Abul Hommos replies: "We have developed and will go on producing books written by Palestinians for Palestinians, which aim to teach different subjects. They will be revised in the light of the reality we live in, whether it's scientific, cultural or political. Our books aren't the Koran, they are open to revision." He accuses the CMIP of being one-sided - a view shared by Ruth Firer. Itamar Marcus, research director of the CMIP report, is a well-known settler who lives in Efrat, an Israeli settlement built in 1982.

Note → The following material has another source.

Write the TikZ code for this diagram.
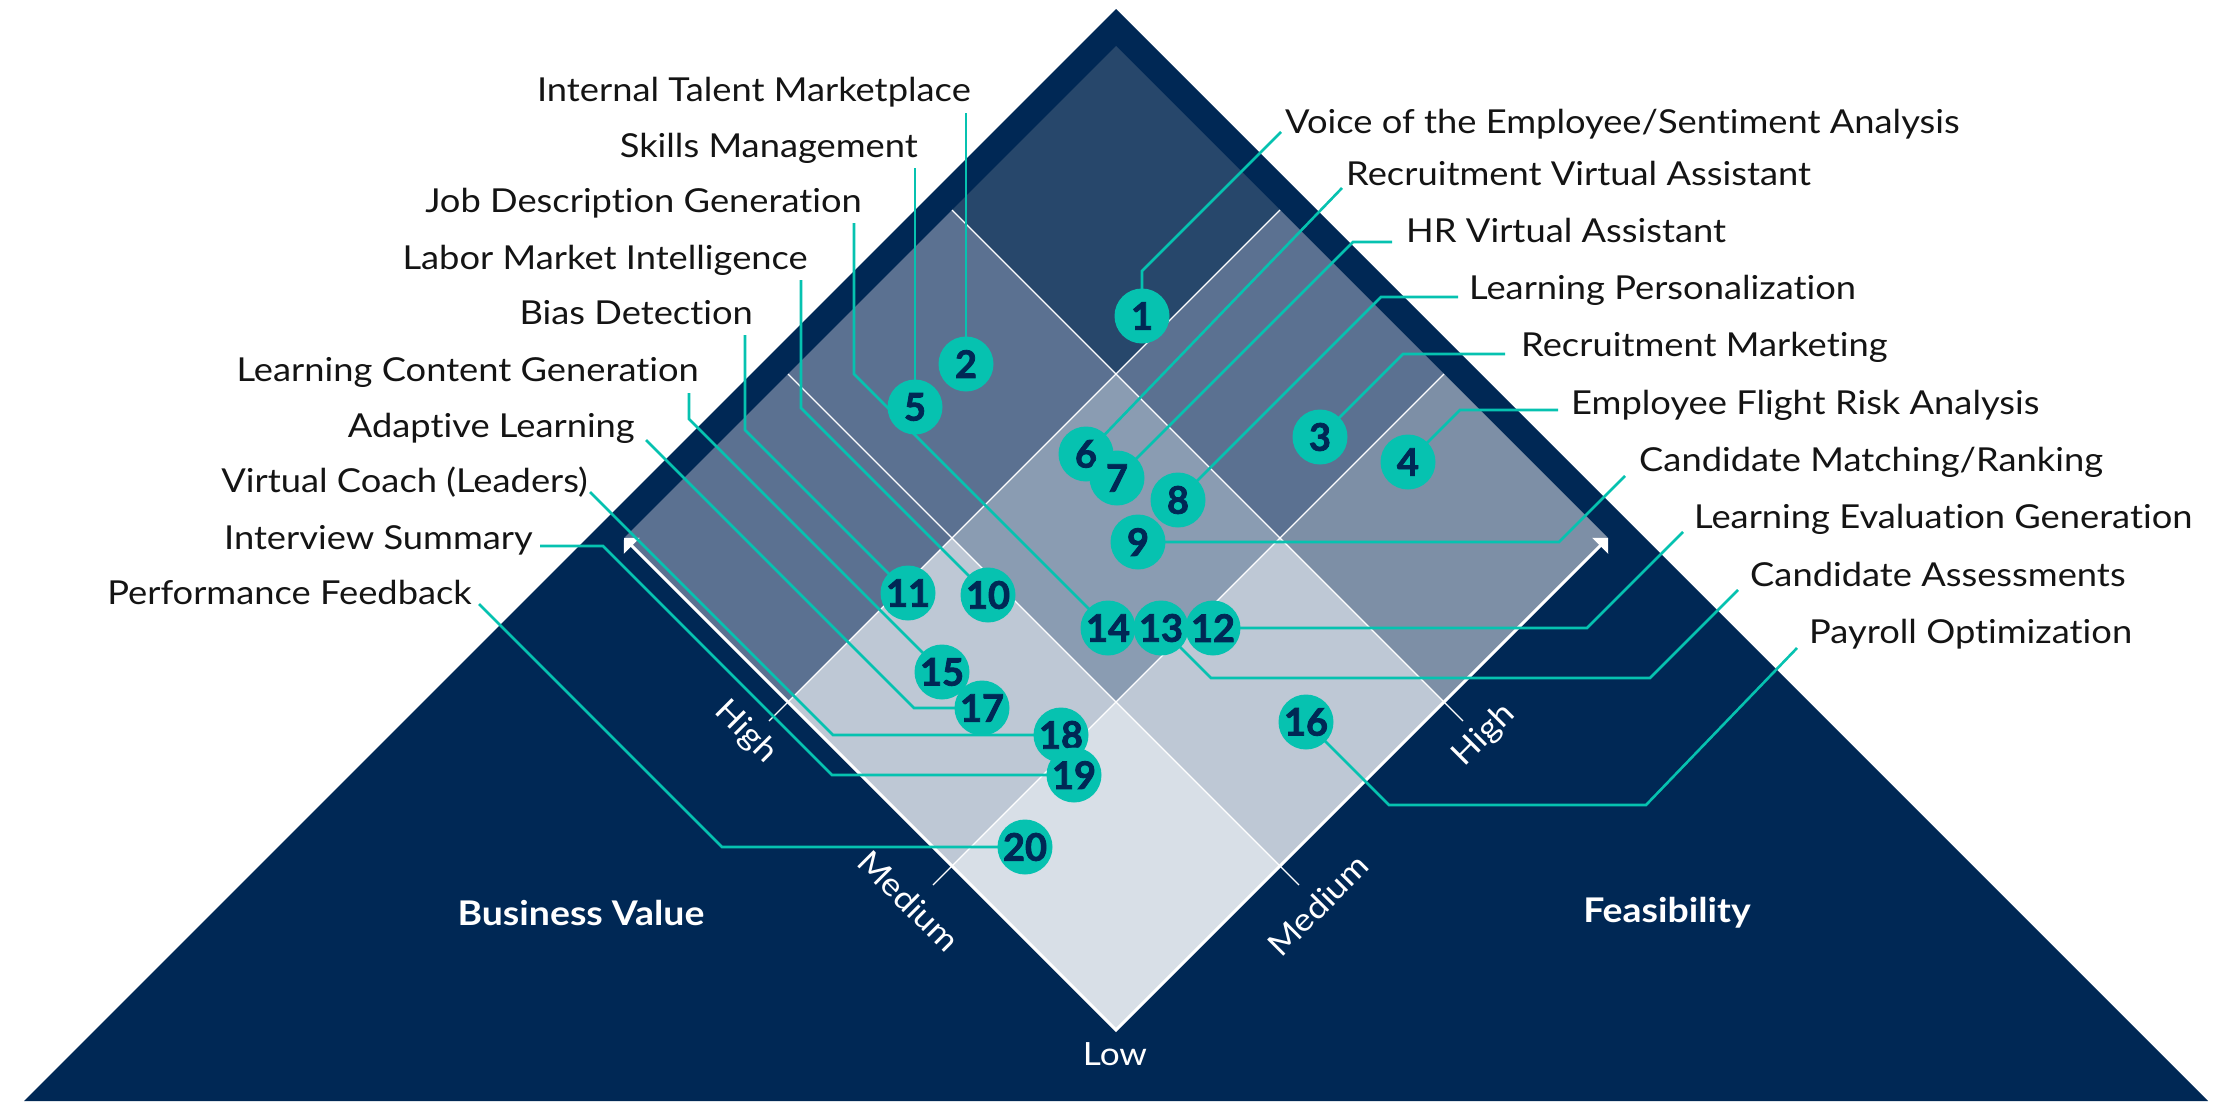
\documentclass[tikz,border=0pt]{standalone}
\usepackage{fontspec}
\setmainfont{Lato}[Ligatures=NoCommon, FakeStretch=1.1]
\newfontfamily\numfont{Lato}[FakeBold=2]
\usetikzlibrary{arrows.meta,calc}

\definecolor{navy}{HTML}{002855}
\definecolor{accent}{HTML}{06C2B0}
\definecolor{inkc}{HTML}{141414}
\definecolor{cLow}{HTML}{D8DFE7}
\definecolor{cLight}{HTML}{BEC8D5}
\definecolor{cMid}{HTML}{8A9CB2}
\definecolor{cRight}{HTML}{7D8FA6}
\definecolor{cSlate}{HTML}{5B7191}
\definecolor{cTop}{HTML}{27476B}

\tikzset{
  lab/.style={font=\fontsize{33}{40}\selectfont, text=inkc, inner sep=0pt},
  numc/.style={circle, fill=accent, minimum size=55pt, inner sep=0pt, text=navy,
    font=\numfont\bfseries\fontsize{38}{38}\selectfont},
  conn/.style={draw=accent, line width=2.6pt},
  gridline/.style={draw=white, line width=1.2pt},
  axisline/.style={draw=white, line width=3pt},
  axislab/.style={text=white, font=\fontsize{32}{38}\selectfont, inner sep=0pt},
  axistitle/.style={text=white, font=\fontsize{34}{40}\selectfont\bfseries, inner sep=0pt}
}

\newcommand\cellfill[3]{\fill[#3] (#1,#2) -- ++(1,0) -- ++(0,1) -- ++(-1,0) -- cycle;}

\begin{document}
\begin{tikzpicture}[x=1pt,y=-1pt]
\useasboundingbox (0,0) rectangle (2227,1101);

% navy pyramid
\fill[navy] (1116,9) -- (2208,1101) -- (24,1101) -- cycle;

% 3x3 matrix: u = feasibility, v = business value
\begin{scope}[shift={(1116,1030)}, x={(164pt,164pt)}, y={(-164pt,164pt)}]
  \cellfill{0}{0}{cLow}
  \cellfill{1}{0}{cLight}
  \cellfill{0}{1}{cLight}
  \cellfill{1}{1}{cMid}
  \cellfill{2}{0}{cRight}
  \cellfill{0}{2}{cSlate}
  \cellfill{2}{1}{cSlate}
  \cellfill{1}{2}{cSlate}
  \cellfill{2}{2}{cTop}
  % grid lines and ticks
  \draw[gridline] (1,-0.116) -- (1,3);
  \draw[gridline] (2,-0.116) -- (2,3);
  \draw[gridline] (-0.116,1) -- (3,1);
  \draw[gridline] (-0.116,2) -- (3,2);
  % axes
  \draw[axisline, line join=miter, {Triangle[length=11pt,width=22pt]}-{Triangle[length=11pt,width=22pt]}]
    (0,3) -- (0,0) -- (3,0);
\end{scope}

% axis labels
\node[axislab] (low) at (1115,1054) {Low};
\node[axislab, rotate=-45] (bvmed) at (909,901) {Medium};
\node[axislab, rotate=-45] (bvhigh) at (746,732) {High};
\node[axislab, rotate=45] (fmed) at (1318,905) {Medium};
\node[axislab, rotate=45] (fhigh) at (1484,735) {High};
\node[axistitle] (bv) at (581,913) {Business Value};
\node[axistitle] (fe) at (1667,913) {Feasibility};

% use-case labels, left column
\node[lab, anchor=base east] (itm) at (971,101) {Internal Talent Marketplace};
\node[lab, anchor=base east] (skm) at (918,157) {Skills Management};
\node[lab, anchor=base east] (jdg) at (862,212) {Job Description Generation};
\node[lab, anchor=base east] (lmi) at (808,269) {Labor Market Intelligence};
\node[lab, anchor=base east] (bd) at (753,324) {Bias Detection};
\node[lab, anchor=base east] (lcg) at (699,381) {Learning Content Generation};
\node[lab, anchor=base east] (al) at (635,437) {Adaptive Learning};
\node[lab, anchor=base east] (vc) at (588,492) {Virtual Coach (Leaders)};
\node[lab, anchor=base east] (is) at (533,549) {Interview Summary};
\node[lab, anchor=base east] (pf) at (472,604) {Performance Feedback};

% use-case labels, right column
\node[lab, anchor=base west] (voe) at (1285,133) {Voice of the Employee/Sentiment Analysis};
\node[lab, anchor=base west] (rva) at (1346,185) {Recruitment Virtual Assistant};
\node[lab, anchor=base west] (hrva) at (1406,242) {HR Virtual Assistant};
\node[lab, anchor=base west] (lp) at (1469,299) {Learning Personalization};
\node[lab, anchor=base west] (rm) at (1521,356) {Recruitment Marketing};
\node[lab, anchor=base west] (efra) at (1571,414) {Employee Flight Risk Analysis};
\node[lab, anchor=base west] (cmr) at (1639,471) {Candidate Matching/Ranking};
\node[lab, anchor=base west] (leg) at (1694,528) {Learning Evaluation Generation};
\node[lab, anchor=base west] (ca) at (1750,586) {Candidate Assessments};
\node[lab, anchor=base west] (po) at (1809,643) {Payroll Optimization};

% marker positions
\coordinate (p1) at (1142,316);
\coordinate (p2) at (966,364);
\coordinate (p3) at (1320,437);
\coordinate (p4) at (1408,462);
\coordinate (p5) at (915,407);
\coordinate (p6) at (1086,454);
\coordinate (p7) at (1117,478);
\coordinate (p8) at (1178,500);
\coordinate (p9) at (1138,542);
\coordinate (p10) at (988,595);
\coordinate (p11) at (908,593);
\coordinate (p12) at (1213,628);
\coordinate (p13) at (1161,628);
\coordinate (p14) at (1108,628);
\coordinate (p15) at (942,672);
\coordinate (p16) at (1306,722);
\coordinate (p17) at (982,708);
\coordinate (p18) at (1061,735);
\coordinate (p19) at (1074,775);
\coordinate (p20) at (1025,847);

% leader lines, left column
\draw[conn] ([shift={(-5,12)}]itm.base east) -- (p2);
\draw[conn] ([shift={(-3,11)}]skm.base east) -- (p5);
\draw[conn] ([shift={(-8,11)}]jdg.base east) -- (854,374) -- (p14);
\draw[conn] ([shift={(-7,11)}]lmi.base east) -- (801,408) -- (p10);
\draw[conn] ([shift={(-8,11)}]bd.base east) -- (745,430) -- (p11);
\draw[conn] ([shift={(-10,12)}]lcg.base east) -- (689,419) -- (p15);
\draw[conn] ([shift={(11,3)}]al.base east) -- (914,708) -- (p17);
\draw[conn] ([shift={(2,0)}]vc.base east) -- (833,735) -- (p18);
\draw[conn] ([shift={(7,-3)}]is.base east) -- (603,546) -- (832,775) -- (p19);
\draw[conn] ([shift={(7,0)}]pf.base east) -- (722,847) -- (p20);

% leader lines, right column
\draw[conn] ([shift={(-4,-1)}]voe.base west) -- (1142,271) -- (p1);
\draw[conn] ([shift={(-4,3)}]rva.base west) -- (p6);
\draw[conn] ([shift={(-14,0)}]hrva.base west) -- (1353,242) -- (p7);
\draw[conn] ([shift={(-11,-2)}]lp.base west) -- (1381,297) -- (p8);
\draw[conn] ([shift={(-16,-2)}]rm.base west) -- (1403,354) -- (p3);
\draw[conn] ([shift={(-13,-4)}]efra.base west) -- (1460,410) -- (p4);
\draw[conn] ([shift={(-14,5)}]cmr.base west) -- (1559,542) -- (p9);
\draw[conn] ([shift={(-11,4)}]leg.base west) -- (1587,628) -- (p12);
\draw[conn] ([shift={(-12,4)}]ca.base west) -- (1650,678) -- (1211,678) -- (p13);
\draw[conn] ([shift={(-12,5)}]po.base west) -- (1646,805) -- (1389,805) -- (p16);

% numbered markers
\foreach \k in {1,2,3,4,5,6,8,9,10,11,12,14,13,15,16,17,18,19,20,7}{
  \node[numc] (m\k) at (p\k) {\k};
}
\end{tikzpicture}
\end{document}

As for the 10 classes for whom textbooks have yet to be written, Abul Hommos hopes to find other foreign backing "provided we are not subjected to censure or interference, in which case we'll have to rely on our own finances". He says that each pupil has given five shekels (around $1) to the school curriculum development centre attached to his ministry, a symbolic gesture which will, however, enable it to go on running for a few more months. The centre, like all public-sector Palestinian institutions, is being suffocated by Israel's policy of closure and economic strangulation of the autonomous territories. Rather than any book, it is this strategy of repression that is widening the gap between Palestinians and Israelis.